→ Work to do:
Where a line in the listing below contains the word "this", copy that line.

→ Material shown:
--------------------

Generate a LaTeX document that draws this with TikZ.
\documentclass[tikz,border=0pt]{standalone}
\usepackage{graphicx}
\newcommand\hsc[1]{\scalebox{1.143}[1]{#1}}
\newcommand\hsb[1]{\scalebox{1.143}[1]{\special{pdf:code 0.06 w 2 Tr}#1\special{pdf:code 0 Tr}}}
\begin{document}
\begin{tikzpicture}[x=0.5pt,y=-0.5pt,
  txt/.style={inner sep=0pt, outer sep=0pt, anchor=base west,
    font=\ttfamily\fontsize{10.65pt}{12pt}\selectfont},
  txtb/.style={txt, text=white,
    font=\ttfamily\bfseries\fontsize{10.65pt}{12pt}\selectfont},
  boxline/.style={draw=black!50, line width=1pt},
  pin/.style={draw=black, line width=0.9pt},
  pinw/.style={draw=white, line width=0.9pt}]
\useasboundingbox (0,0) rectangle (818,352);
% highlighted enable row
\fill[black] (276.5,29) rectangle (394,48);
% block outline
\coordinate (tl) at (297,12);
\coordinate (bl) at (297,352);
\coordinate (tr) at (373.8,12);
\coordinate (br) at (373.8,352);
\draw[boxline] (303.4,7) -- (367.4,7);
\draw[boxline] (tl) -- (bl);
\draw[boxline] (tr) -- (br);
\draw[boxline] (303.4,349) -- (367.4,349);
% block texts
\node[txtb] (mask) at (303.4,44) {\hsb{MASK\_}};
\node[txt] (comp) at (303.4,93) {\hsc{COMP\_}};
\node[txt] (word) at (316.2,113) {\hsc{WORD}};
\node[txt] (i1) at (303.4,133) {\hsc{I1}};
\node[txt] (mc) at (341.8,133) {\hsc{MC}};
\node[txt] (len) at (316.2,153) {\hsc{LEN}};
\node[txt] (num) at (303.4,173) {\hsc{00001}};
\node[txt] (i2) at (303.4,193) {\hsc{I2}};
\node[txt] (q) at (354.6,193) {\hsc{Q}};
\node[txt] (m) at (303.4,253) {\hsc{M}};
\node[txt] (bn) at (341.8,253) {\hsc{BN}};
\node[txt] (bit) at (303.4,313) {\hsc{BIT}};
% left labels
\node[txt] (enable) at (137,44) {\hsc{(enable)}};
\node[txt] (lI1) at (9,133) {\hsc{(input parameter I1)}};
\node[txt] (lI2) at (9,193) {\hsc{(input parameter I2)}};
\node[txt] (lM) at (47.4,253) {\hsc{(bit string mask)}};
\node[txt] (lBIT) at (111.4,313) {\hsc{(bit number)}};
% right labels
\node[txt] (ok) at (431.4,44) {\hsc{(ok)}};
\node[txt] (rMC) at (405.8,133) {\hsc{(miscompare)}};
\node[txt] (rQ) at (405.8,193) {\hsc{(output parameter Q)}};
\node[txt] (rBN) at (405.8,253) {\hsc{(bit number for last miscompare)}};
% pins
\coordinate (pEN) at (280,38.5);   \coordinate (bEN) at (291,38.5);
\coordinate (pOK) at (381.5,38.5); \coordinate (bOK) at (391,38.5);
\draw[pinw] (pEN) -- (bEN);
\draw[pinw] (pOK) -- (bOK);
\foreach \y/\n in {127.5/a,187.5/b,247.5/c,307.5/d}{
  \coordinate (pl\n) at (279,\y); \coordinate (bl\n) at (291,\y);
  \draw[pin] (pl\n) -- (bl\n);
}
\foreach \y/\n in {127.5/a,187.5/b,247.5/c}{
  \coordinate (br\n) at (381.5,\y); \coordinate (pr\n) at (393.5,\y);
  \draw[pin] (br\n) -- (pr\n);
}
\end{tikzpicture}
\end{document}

--------------------

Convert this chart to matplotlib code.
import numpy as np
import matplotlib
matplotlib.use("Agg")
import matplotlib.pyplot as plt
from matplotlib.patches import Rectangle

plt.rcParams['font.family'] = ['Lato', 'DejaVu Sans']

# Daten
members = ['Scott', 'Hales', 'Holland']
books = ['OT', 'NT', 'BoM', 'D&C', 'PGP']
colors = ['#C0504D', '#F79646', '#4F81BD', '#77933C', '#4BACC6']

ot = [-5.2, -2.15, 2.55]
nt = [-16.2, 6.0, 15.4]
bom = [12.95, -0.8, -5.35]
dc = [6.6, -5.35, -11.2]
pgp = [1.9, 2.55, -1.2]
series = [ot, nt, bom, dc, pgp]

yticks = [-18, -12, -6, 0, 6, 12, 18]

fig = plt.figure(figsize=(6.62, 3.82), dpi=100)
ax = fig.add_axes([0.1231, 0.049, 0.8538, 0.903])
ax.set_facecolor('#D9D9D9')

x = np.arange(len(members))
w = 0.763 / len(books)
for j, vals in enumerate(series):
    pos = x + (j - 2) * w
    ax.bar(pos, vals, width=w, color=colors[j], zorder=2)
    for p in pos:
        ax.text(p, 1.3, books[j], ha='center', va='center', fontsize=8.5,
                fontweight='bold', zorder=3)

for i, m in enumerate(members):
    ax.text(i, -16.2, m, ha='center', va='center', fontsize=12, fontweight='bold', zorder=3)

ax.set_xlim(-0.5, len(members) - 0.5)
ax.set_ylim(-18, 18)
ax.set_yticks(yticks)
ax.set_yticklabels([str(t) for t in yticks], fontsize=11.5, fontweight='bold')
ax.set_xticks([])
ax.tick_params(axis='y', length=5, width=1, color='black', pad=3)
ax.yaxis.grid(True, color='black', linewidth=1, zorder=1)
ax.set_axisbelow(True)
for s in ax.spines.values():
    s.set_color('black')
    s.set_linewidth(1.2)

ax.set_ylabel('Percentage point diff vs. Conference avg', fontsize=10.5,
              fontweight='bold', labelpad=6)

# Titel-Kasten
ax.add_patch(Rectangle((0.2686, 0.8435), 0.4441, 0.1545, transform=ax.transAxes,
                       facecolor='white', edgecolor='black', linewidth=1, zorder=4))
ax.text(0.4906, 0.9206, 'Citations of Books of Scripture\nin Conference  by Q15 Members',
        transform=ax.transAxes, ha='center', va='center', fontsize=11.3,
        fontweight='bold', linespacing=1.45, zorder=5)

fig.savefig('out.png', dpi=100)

--------------------

→ Answer to the exercise:
Generate a LaTeX document that draws this with TikZ.
Convert this chart to matplotlib code.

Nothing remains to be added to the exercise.